Cursor Codebase Indexing
Set up and optimize Cursor's codebase indexing system. Indexing creates embeddings of your code, enabling @Codebase semantic search and improving AI context awareness across Chat, Composer, and Agent mode.
How Indexing Works
Your Code Files
│
▼
Syntax Chunking ─── splits files into meaningful code blocks
│
▼
Embedding Generation ─── converts chunks to vector representations
│
▼
Vector Storage (Turbopuffer) ─── cloud-hosted nearest-neighbor search
│
▼
@Codebase Query ─── your question → embedding → similarity search → relevant chunks
Key Architecture Details
- Merkle tree for change detection: only modified files are re-indexed (every 10 minutes)
- No plaintext storage: code is not stored server-side; only embeddings and obfuscated metadata
- Privacy Mode compatible: with Privacy Mode on, embeddings are computed without retaining source code
- Indexing runs in the background; small projects complete in seconds, large projects (50K+ files) may take hours initially
Initial Setup
- Open your project in Cursor
- Indexing starts automatically on first open
- Check status: look at the bottom status bar for "Indexing..." indicator
- View indexed files:
Cursor Settings>Features>Codebase Indexing>View included files
Verify Indexing Status
The status bar shows:
- "Indexing..." with progress indicator -- initial indexing in progress
- "Indexed" -- indexing complete,
@Codebasequeries are available - No indicator -- indexing may be disabled or not started
Configuration
.cursorignore
Exclude files from indexing and AI features. Place in project root. Uses .gitignore syntax:
# .cursorignore
# Build artifacts (large, not useful for AI context)
dist/
build/
out/
.next/
target/
# Dependencies
node_modules/
vendor/
venv/
.venv/
# Generated files
*.min.js
*.min.css
*.bundle.js
*.map
*.lock
# Large data files
*.csv
*.sql
*.sqlite
*.parquet
fixtures/
seed-data/
# Secrets (defense in depth -- also use .gitignore)
.env*
**/secrets/
**/credentials/
.cursorindexingignore
Exclude files from indexing only but keep them accessible to AI features when explicitly referenced:
# .cursorindexingignore
# Large test fixtures -- don't index, but allow @Files reference
tests/fixtures/
e2e/recordings/
# Documentation build output
docs/.vitepress/dist/
Difference: .cursorignore hides files from both indexing and AI features. .cursorindexingignore only excludes from the index; files can still be referenced via @Files.
Default Exclusions
Cursor automatically excludes everything in .gitignore. You only need .cursorignore for files tracked by git that you want to exclude from AI.
Using the Index
@Codebase Queries
Ask semantic questions about your entire codebase:
@Codebase where is user authentication handled?

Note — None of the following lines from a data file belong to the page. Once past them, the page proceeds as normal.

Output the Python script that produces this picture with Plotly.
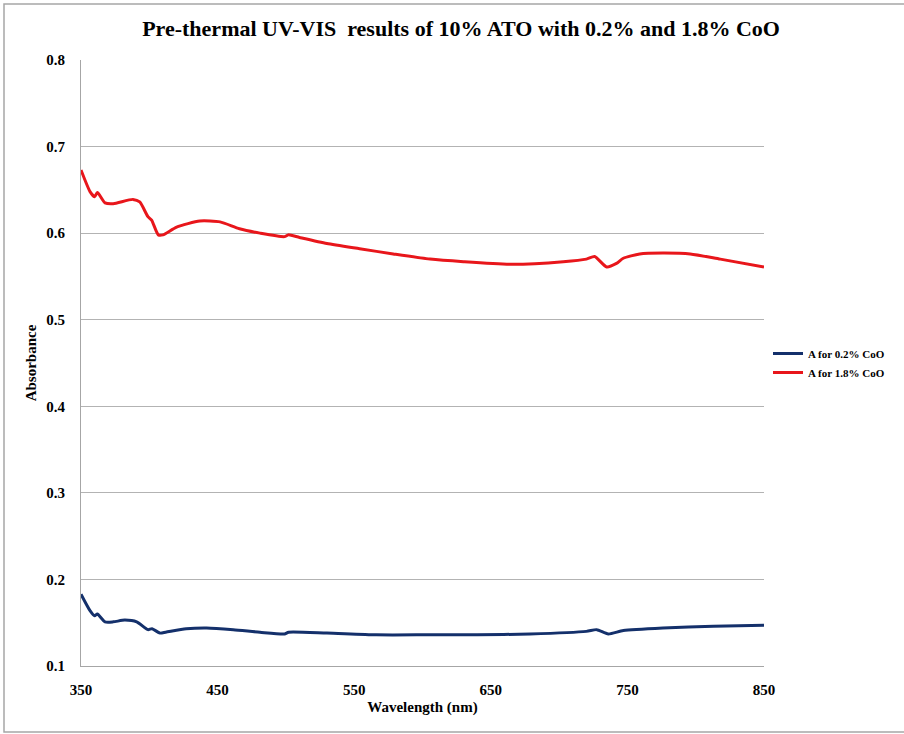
import plotly.graph_objects as go

wl_02 = [350, 356.6, 360, 362, 367.6, 373.6, 382, 390.8, 399, 402, 407.8, 412, 427, 442, 461.5, 481, 499, 502, 530, 566, 605, 640, 678.7, 720, 727.5, 736, 747, 776, 813, 850]
a_02 = [0.183, 0.164, 0.158, 0.160, 0.151, 0.151, 0.153, 0.151, 0.142, 0.143, 0.138, 0.139, 0.143, 0.144, 0.142, 0.139, 0.137, 0.139, 0.138, 0.136, 0.136, 0.136, 0.137, 0.140, 0.142, 0.137, 0.141, 0.144, 0.146, 0.147]

wl_18 = [350, 356.6, 360, 362, 367.6, 373.6, 388, 393, 399, 401.7, 406.6, 410, 420, 437, 451.8, 466, 481, 499, 501.8, 510, 530, 554, 578.6, 605.5, 630, 666, 703, 720, 726, 734.8, 742, 747, 759, 776, 796, 818, 850]
a_18 = [0.673, 0.648, 0.642, 0.647, 0.635, 0.634, 0.639, 0.636, 0.619, 0.615, 0.598, 0.598, 0.607, 0.614, 0.613, 0.605, 0.600, 0.596, 0.598, 0.595, 0.588, 0.582, 0.576, 0.570, 0.567, 0.564, 0.567, 0.570, 0.573, 0.561, 0.565, 0.571, 0.576, 0.577, 0.576, 0.570, 0.561]

x_ticks = [350, 450, 550, 650, 750, 850]
y_ticks = [0.1, 0.2, 0.3, 0.4, 0.5, 0.6, 0.7, 0.8]

font = "Liberation Serif"
W, H = 904, 734
L, R, T, B = 81, 140, 60, 68
pw, ph = W - L - R, H - T - B

fig = go.Figure()
fig.add_trace(go.Scatter(x=wl_02, y=a_02, mode="lines", name="<b>A for 0.2% CoO</b>",
                         line=dict(color="#14306b", width=3, shape="spline", smoothing=0.6)))
fig.add_trace(go.Scatter(x=wl_18, y=a_18, mode="lines", name="<b>A for 1.8% CoO</b>",
                         line=dict(color="#e8161b", width=3, shape="spline", smoothing=0.6)))

fig.update_layout(
    width=W, height=H,
    margin=dict(l=L, r=R, t=T, b=B, autoexpand=False),
    paper_bgcolor="white", plot_bgcolor="white",
    title=dict(text="<b>Pre-thermal UV-VIS  results of 10% ATO with 0.2% and 1.8% CoO</b>",
               x=0.51, xanchor="center", y=1 - 28 / H, yanchor="middle",
               font=dict(family=font, size=22, color="black")),
    xaxis=dict(range=[350, 850], tickvals=x_ticks, ticktext=["<b>%d</b>" % v for v in x_ticks],
               showgrid=False, showline=True, linecolor="#a6a6a6", linewidth=1,
               ticks="outside", tickcolor="rgba(0,0,0,0)", ticklen=10,
               tickfont=dict(family=font, size=15, color="black"),
               title=dict(text="<b>Wavelength (nm)</b>", font=dict(family=font, size=15, color="black"), standoff=4),
               zeroline=False),
    yaxis=dict(range=[0.1, 0.8], tickvals=y_ticks, ticktext=["<b>%.1f</b>" % v for v in y_ticks],
               showgrid=True, gridcolor="#b3b3b3", gridwidth=1,
               showline=True, linecolor="#a6a6a6", linewidth=1,
               ticks="outside", tickcolor="rgba(0,0,0,0)", ticklen=12,
               tickfont=dict(family=font, size=15, color="black"),
               title=dict(text="<b>Absorbance</b>", font=dict(family=font, size=15, color="black"), standoff=6),
               zeroline=False),
    legend=dict(x=1 + 4 / pw, y=0.5, xanchor="left", yanchor="middle",
                font=dict(family=font, size=11, color="black"),
                itemwidth=30, bgcolor="rgba(0,0,0,0)"),
    showlegend=True,
)

fig.add_shape(type="rect", xref="paper", yref="paper",
              x0=(4 - L) / pw, x1=(W + 5 - L) / pw,
              y0=(H - B - 732) / ph, y1=1 + (T - 4) / ph,
              line=dict(color="#a6a6a6", width=1.5), fillcolor="rgba(0,0,0,0)", layer="below")

fig.write_html("out.html", config={"displayModeBar": False},
               post_script="document.body.style.margin='0';document.body.style.overflow='hidden';")
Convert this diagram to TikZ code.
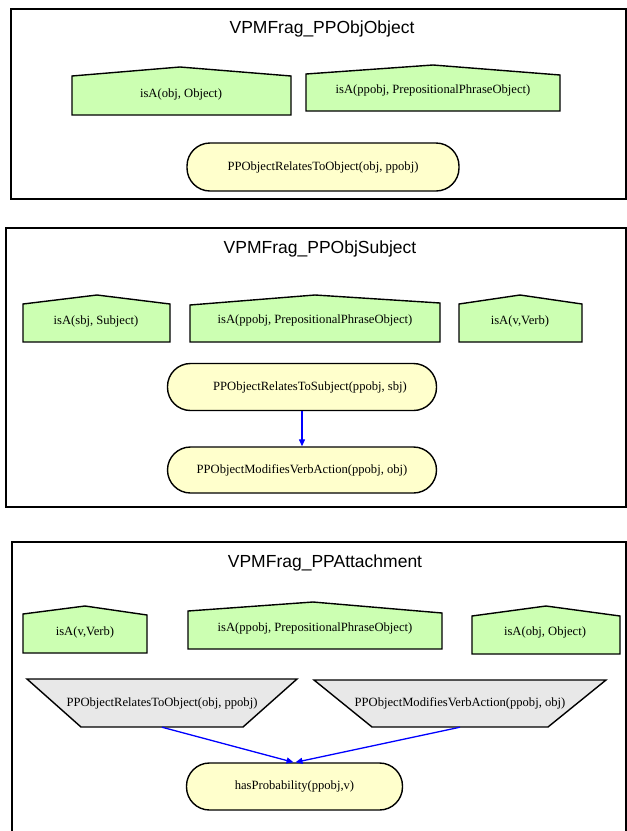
\documentclass[tikz,border=0pt]{standalone}
\usepackage{fontspec}
\setmainfont{Liberation Serif}
\newfontfamily\titlefont{Liberation Sans}
\usetikzlibrary{arrows.meta}

\definecolor{isafill}{RGB}{204,255,178}
\definecolor{relfill}{RGB}{255,255,204}
\definecolor{trapfill}{RGB}{232,232,232}

\tikzset{
  x=1pt, y=-1pt,
  cluster/.style={draw=black, line width=1.3pt},
  ctitle/.style={font=\titlefont\fontsize{17.5}{20}\selectfont, inner sep=0pt},
  housebox/.style={draw=black, line width=1.4pt, fill=isafill, line join=miter},
  trapbox/.style={draw=black, line width=1.4pt, fill=trapfill},
  label/.style={font=\fontsize{12.6}{14}\selectfont, inner sep=0pt},
  relnode/.style={draw=black, line width=1.4pt, fill=relfill, rectangle,
    rounded corners=23pt, inner sep=0pt, font=\fontsize{12.6}{14}\selectfont},
  link/.style={draw=blue, line width=1.3pt,
    -{Triangle[length=7pt, width=6pt]}},
}

% house outline: left, right, left wall top, right wall top, apex x, apex y, bottom
\newcommand{\houseshape}[7]{%
  \path[housebox] (#1,#7) -- (#1,#3) -- (#5,#6) -- (#2,#4) -- (#2,#7) -- cycle;}

\begin{document}
\begin{tikzpicture}
\clip (0,0) rectangle (627,831);

% ---------- cluster: VPMFrag_PPObjObject ----------
\draw[cluster] (11,9) rectangle (626,199);
\node[ctitle] (t1) at (322,29) {VPMFrag\_PPObjObject};

\houseshape{72}{291}{76}{76}{180}{67}{115}
\node[label] (a1) at (181,94) {isA(obj, Object)};
\houseshape{306}{560}{74}{75}{433}{65}{111}
\node[label] (a2) at (433,90) {isA(ppobj, PrepositionalPhraseObject)};

\node[relnode, minimum width=272pt, minimum height=48pt] (r1) at (323,167)
  {PPObjectRelatesToObject(obj, ppobj)};

% ---------- cluster: VPMFrag_PPObjSubject ----------
\draw[cluster] (6,228) rectangle (626,507);
\node[ctitle] (t2) at (320,249) {VPMFrag\_PPObjSubject};

\houseshape{23}{170}{304}{304}{97}{295}{342}
\node[label] (b1) at (96,321) {isA(sbj, Subject)};
\houseshape{190}{440}{305}{303}{315}{295}{342}
\node[label] (b2) at (315,320) {isA(ppobj, PrepositionalPhraseObject)};
\houseshape{459}{582}{304}{304}{520}{295}{342}
\node[label] (b3) at (520,321) {isA(v,Verb)};

\node[relnode, minimum width=269pt, minimum height=47pt] (s1) at (302,387)
  {\hspace*{16pt}PPObjectRelatesToSubject(ppobj, sbj)};
\node[relnode, minimum width=269pt, minimum height=46pt] (s2) at (302,470)
  {PPObjectModifiesVerbAction(ppobj, obj)};
\draw[link] (s1.south) -- (s2.north);

% ---------- cluster: VPMFrag_PPAttachment ----------
\draw[cluster] (12,542) rectangle (626,850);
\node[ctitle] (t3) at (325,563) {VPMFrag\_PPAttachment};

\houseshape{23}{147}{614}{615}{85}{606}{653}
\node[label] (c1) at (85,632) {isA(v,Verb)};
\houseshape{188}{442}{611}{613}{313}{602}{649}
\node[label] (c2) at (315,628) {isA(ppobj, PrepositionalPhraseObject)};
\houseshape{472}{620}{616}{616}{546}{606}{654}
\node[label] (c3) at (545,632) {isA(obj, Object)};

% inverted trapezia
\path[trapbox] (27,679) -- (297,679) -- (243,727) -- (81,727) -- cycle;
\node[label, minimum height=48pt] (p1) at (162,703)
  {PPObjectRelatesToObject(obj, ppobj)};
\path[trapbox] (314,680) -- (606,680) -- (548,727) -- (372,727) -- cycle;
\node[label, minimum height=47pt] (p2) at (460,703.5)
  {PPObjectModifiesVerbAction(ppobj, obj)};

\node[relnode, minimum width=216pt, minimum height=47pt] (h1) at (294.5,786.5)
  {hasProbability(ppobj,v)};

\draw[link] (p1.south) -- ([xshift=-1pt]h1.north);
\draw[link] (p2.south) -- ([xshift=1pt]h1.north);
\end{tikzpicture}
\end{document}
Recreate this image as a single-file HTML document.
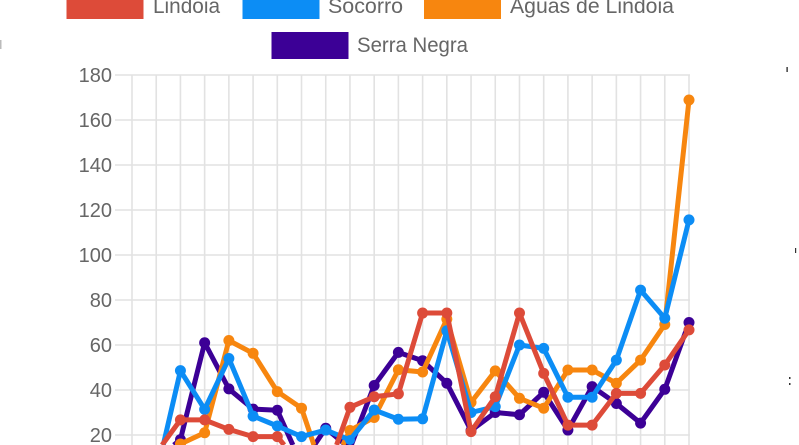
<!DOCTYPE html>
<html>
<head>
<meta charset="utf-8">
<style>
html,body{margin:0;padding:0;background:#fff;width:799px;height:445px;overflow:hidden;}
svg{display:block;}
text{font-family:"Liberation Sans",Arial,sans-serif;fill:#666;}
</style>
</head>
<body>
<svg width="799" height="445" viewBox="0 0 799 445" xmlns="http://www.w3.org/2000/svg">
<rect width="799" height="445" fill="#fff"/>
<!-- legend -->
<rect x="66.5" y="0" width="77" height="19" fill="#dd4b39"/>
<text x="153" y="13" font-size="21" textLength="67" lengthAdjust="spacingAndGlyphs">Lindoia</text>
<rect x="242.5" y="0" width="77" height="19" fill="#0c8df5"/>
<text x="328" y="13" font-size="21" textLength="75" lengthAdjust="spacingAndGlyphs">Socorro</text>
<rect x="424" y="0" width="77" height="19" fill="#f7860f"/>
<text x="510" y="13" font-size="21" textLength="164" lengthAdjust="spacingAndGlyphs">Águas de Lindoia</text>
<rect x="271.5" y="32" width="77" height="27" fill="#3c0096"/>
<text x="357" y="52" font-size="21" textLength="111" lengthAdjust="spacingAndGlyphs">Serra Negra</text>

<!-- grid -->
<g stroke="#e2e2e2" stroke-width="1.6">
<line x1="115" y1="75" x2="690" y2="75"/>
<line x1="115" y1="120" x2="690" y2="120"/>
<line x1="115" y1="165" x2="690" y2="165"/>
<line x1="115" y1="210" x2="690" y2="210"/>
<line x1="115" y1="255" x2="690" y2="255"/>
<line x1="115" y1="300" x2="690" y2="300"/>
<line x1="115" y1="345" x2="690" y2="345"/>
<line x1="115" y1="390" x2="690" y2="390"/>
<line x1="115" y1="435" x2="690" y2="435"/>
<line x1="132" y1="75" x2="132" y2="445"/>
<line x1="156.22" y1="75" x2="156.22" y2="445"/>
<line x1="180.43" y1="75" x2="180.43" y2="445"/>
<line x1="204.65" y1="75" x2="204.65" y2="445"/>
<line x1="228.87" y1="75" x2="228.87" y2="445"/>
<line x1="253.09" y1="75" x2="253.09" y2="445"/>
<line x1="277.30" y1="75" x2="277.30" y2="445"/>
<line x1="301.52" y1="75" x2="301.52" y2="445"/>
<line x1="325.74" y1="75" x2="325.74" y2="445"/>
<line x1="349.96" y1="75" x2="349.96" y2="445"/>
<line x1="374.17" y1="75" x2="374.17" y2="445"/>
<line x1="398.39" y1="75" x2="398.39" y2="445"/>
<line x1="422.61" y1="75" x2="422.61" y2="445"/>
<line x1="446.83" y1="75" x2="446.83" y2="445"/>
<line x1="471.04" y1="75" x2="471.04" y2="445"/>
<line x1="495.26" y1="75" x2="495.26" y2="445"/>
<line x1="519.48" y1="75" x2="519.48" y2="445"/>
<line x1="543.70" y1="75" x2="543.70" y2="445"/>
<line x1="567.91" y1="75" x2="567.91" y2="445"/>
<line x1="592.13" y1="75" x2="592.13" y2="445"/>
<line x1="616.35" y1="75" x2="616.35" y2="445"/>
<line x1="640.57" y1="75" x2="640.57" y2="445"/>
<line x1="664.78" y1="75" x2="664.78" y2="445"/>
<line x1="689" y1="75" x2="689" y2="445"/>
</g>

<!-- y labels -->
<g font-size="20" text-anchor="end">
<text x="112" y="82">180</text>
<text x="112" y="127">160</text>
<text x="112" y="172">140</text>
<text x="112" y="217">120</text>
<text x="112" y="262">100</text>
<text x="112" y="307">80</text>
<text x="112" y="352">60</text>
<text x="112" y="397">40</text>
<text x="112" y="442">20</text>
</g>

<!-- Serra Negra (bottom) -->
<g fill="#3c0096" stroke="none">
<polyline fill="none" stroke="#3c0096" stroke-width="5" stroke-linejoin="round" points="173.85,445 180.43,439.5 204.65,342.75 228.87,388.9 253.09,409.1 277.30,410.25 292.88,445"/>
<polyline fill="none" stroke="#3c0096" stroke-width="5" stroke-linejoin="round" points="314.47,445 325.74,428.25 345.77,445 351.31,445 374.17,385.5 398.39,352.4 422.61,360.75 446.83,383.25 471.04,430.5 495.26,412.5 519.48,414.75 543.70,392.25 567.91,430.05 592.13,386.6 616.35,403.5 640.57,423.1 664.78,389.3 689,322.5"/>
<circle cx="180.43" cy="439.5" r="5.4"/><circle cx="204.65" cy="342.75" r="5.5"/><circle cx="228.87" cy="388.9" r="5.5"/><circle cx="253.09" cy="409.1" r="5.5"/><circle cx="277.30" cy="410.25" r="5.5"/><circle cx="325.74" cy="428.25" r="5.5"/><circle cx="374.17" cy="385.5" r="5.5"/><circle cx="398.39" cy="352.4" r="5.5"/><circle cx="422.61" cy="360.75" r="5.5"/><circle cx="446.83" cy="383.25" r="5.5"/><circle cx="471.04" cy="430.5" r="5.5"/><circle cx="495.26" cy="412.5" r="5.5"/><circle cx="519.48" cy="414.75" r="5.5"/><circle cx="543.70" cy="392.25" r="5.5"/><circle cx="567.91" cy="430.05" r="5.5"/><circle cx="592.13" cy="386.6" r="5.5"/><circle cx="616.35" cy="403.5" r="5.5"/><circle cx="640.57" cy="423.1" r="5.5"/><circle cx="664.78" cy="389.3" r="5.5"/><circle cx="689" cy="322.5" r="5.5"/>
</g>

<!-- Aguas de Lindoia -->
<g fill="#f7860f" stroke="none">
<polyline fill="none" stroke="#f7860f" stroke-width="5" stroke-linejoin="round" points="179.76,445 180.43,444 204.65,432.75 228.87,340.5 253.09,353.3 277.30,391.6 301.52,408.2 313.93,445"/>
<polyline fill="none" stroke="#f7860f" stroke-width="5" stroke-linejoin="round" points="342.87,445 349.96,430.5 374.17,417.45 398.39,369.75 422.61,372 446.83,319.1 471.04,402.4 495.26,370.9 519.48,398.3 543.70,408.2 567.91,370 592.13,370 616.35,383.25 640.57,360.1 664.78,324.5 689,100"/>
<path d="M175.02,445 A5.5,5.5 0 1 1 185.84,445 Z"/>
<circle cx="204.65" cy="432.75" r="5.5"/><circle cx="228.87" cy="340.5" r="5.5"/><circle cx="253.09" cy="353.3" r="5.5"/><circle cx="277.30" cy="391.6" r="5.5"/><circle cx="301.52" cy="408.2" r="5.5"/><circle cx="349.96" cy="430.5" r="5.5"/><circle cx="374.17" cy="417.45" r="5.5"/><circle cx="398.39" cy="369.75" r="5.5"/><circle cx="422.61" cy="372" r="5.5"/><circle cx="446.83" cy="319.1" r="5.5"/><circle cx="471.04" cy="402.4" r="5.5"/><circle cx="495.26" cy="370.9" r="5.5"/><circle cx="519.48" cy="398.3" r="5.5"/><circle cx="543.70" cy="408.2" r="5.5"/><circle cx="567.91" cy="370" r="5.5"/><circle cx="592.13" cy="370" r="5.5"/><circle cx="616.35" cy="383.25" r="5.5"/><circle cx="640.57" cy="360.1" r="5.5"/><circle cx="664.78" cy="324.5" r="5.5"/><circle cx="689" cy="100" r="5.5"/>
</g>

<!-- Socorro -->
<g fill="#0c8df5" stroke="none">
<polyline fill="none" stroke="#0c8df5" stroke-width="5" stroke-linejoin="round" points="163.26,445 180.43,370.65 204.65,409.35 228.87,358.5 253.09,416.1 277.30,426 301.52,436.6 325.74,430.05 349.96,439.95 374.17,410 398.39,419.25 422.61,418.8 446.83,330.8 471.04,412.5 495.26,406.65 519.48,345 543.70,348.4 567.91,397.2 592.13,397.2 616.35,360.1 640.57,290.1 664.78,318.2 689,219.9"/>
<circle cx="180.43" cy="370.65" r="5.5"/><circle cx="204.65" cy="409.35" r="5.5"/><circle cx="228.87" cy="358.5" r="5.5"/><circle cx="253.09" cy="416.1" r="5.5"/><circle cx="277.30" cy="426" r="5.5"/><circle cx="301.52" cy="436.6" r="5.5"/><circle cx="325.74" cy="430.05" r="5.5"/><circle cx="349.96" cy="439.95" r="5"/><circle cx="374.17" cy="410" r="5.5"/><circle cx="398.39" cy="419.25" r="5.5"/><circle cx="422.61" cy="418.8" r="5.5"/><circle cx="446.83" cy="330.8" r="5.5"/><circle cx="471.04" cy="412.5" r="5.5"/><circle cx="495.26" cy="406.65" r="5.5"/><circle cx="519.48" cy="345" r="5.5"/><circle cx="543.70" cy="348.4" r="5.5"/><circle cx="567.91" cy="397.2" r="5.5"/><circle cx="592.13" cy="397.2" r="5.5"/><circle cx="616.35" cy="360.1" r="5.5"/><circle cx="640.57" cy="290.1" r="5.5"/><circle cx="664.78" cy="318.2" r="5.5"/><circle cx="689" cy="219.9" r="5.5"/>
</g>

<!-- Lindoia (top) -->
<g fill="#dd4b39" stroke="none">
<polyline fill="none" stroke="#dd4b39" stroke-width="5" stroke-linejoin="round" points="162.07,445 180.43,419.9 204.65,419.9 228.87,429.4 253.09,436.6 277.30,436.6 284.10,445"/>
<polyline fill="none" stroke="#dd4b39" stroke-width="5" stroke-linejoin="round" points="336.57,445 349.96,407.3 374.17,396.75 398.39,393.8 422.61,313.05 446.83,313.05 471.04,431.6 495.26,396.75 519.48,313.05 543.70,373.35 567.91,425.1 592.13,425.1 616.35,393.4 640.57,393.4 664.78,365 689,329.9"/>
<circle cx="180.43" cy="419.9" r="5.5"/><circle cx="204.65" cy="419.9" r="5.5"/><circle cx="228.87" cy="429.4" r="5.5"/><circle cx="253.09" cy="436.6" r="5.5"/><circle cx="277.30" cy="436.6" r="5.5"/><circle cx="349.96" cy="407.3" r="5.5"/><circle cx="374.17" cy="396.75" r="5.5"/><circle cx="398.39" cy="393.8" r="5.5"/><circle cx="422.61" cy="313.05" r="5.5"/><circle cx="446.83" cy="313.05" r="5.5"/><circle cx="471.04" cy="431.6" r="5.5"/><circle cx="495.26" cy="396.75" r="5.5"/><circle cx="519.48" cy="313.05" r="5.5"/><circle cx="543.70" cy="373.35" r="5.5"/><circle cx="567.91" cy="425.1" r="5.5"/><circle cx="592.13" cy="425.1" r="5.5"/><circle cx="616.35" cy="393.4" r="5.5"/><circle cx="640.57" cy="393.4" r="5.5"/><circle cx="664.78" cy="365" r="5.5"/><circle cx="689" cy="329.9" r="5.5"/>
</g>

<!-- stray marks -->
<rect x="786.5" y="67" width="1.2" height="5" fill="#111"/>
<rect x="795" y="248" width="1.2" height="5" fill="#333"/>
<rect x="789" y="377" width="1.5" height="2" fill="#333"/>
<rect x="789" y="383" width="1.5" height="2" fill="#333"/>
<rect x="0" y="40" width="1.5" height="9" fill="#bbb"/>
</svg>
</body>
</html>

@Codebase show me all API endpoints that accept file uploads
@Codebase how does the payment processing flow work?
@Codebase find all places where we connect to Redis
@Codebase performs a nearest-neighbor search using your question's embedding. It returns the most semantically similar code chunks, even if they do not contain the exact keywords you used.
@Codebase vs @Files vs Text Search
| Method | When to Use | Context Cost |
|--------|------------|--------------|
| @Codebase | Discovery -- you don't know which files | High (many chunks) |
| @Files | You know exactly which file | Low (one file) |
| @Folders | You know the directory | Medium-High |
| Ctrl+Shift+F | Exact text/regex match | N/A (editor search) |
Use @Codebase for discovery, then switch to @Files once you know where the code lives.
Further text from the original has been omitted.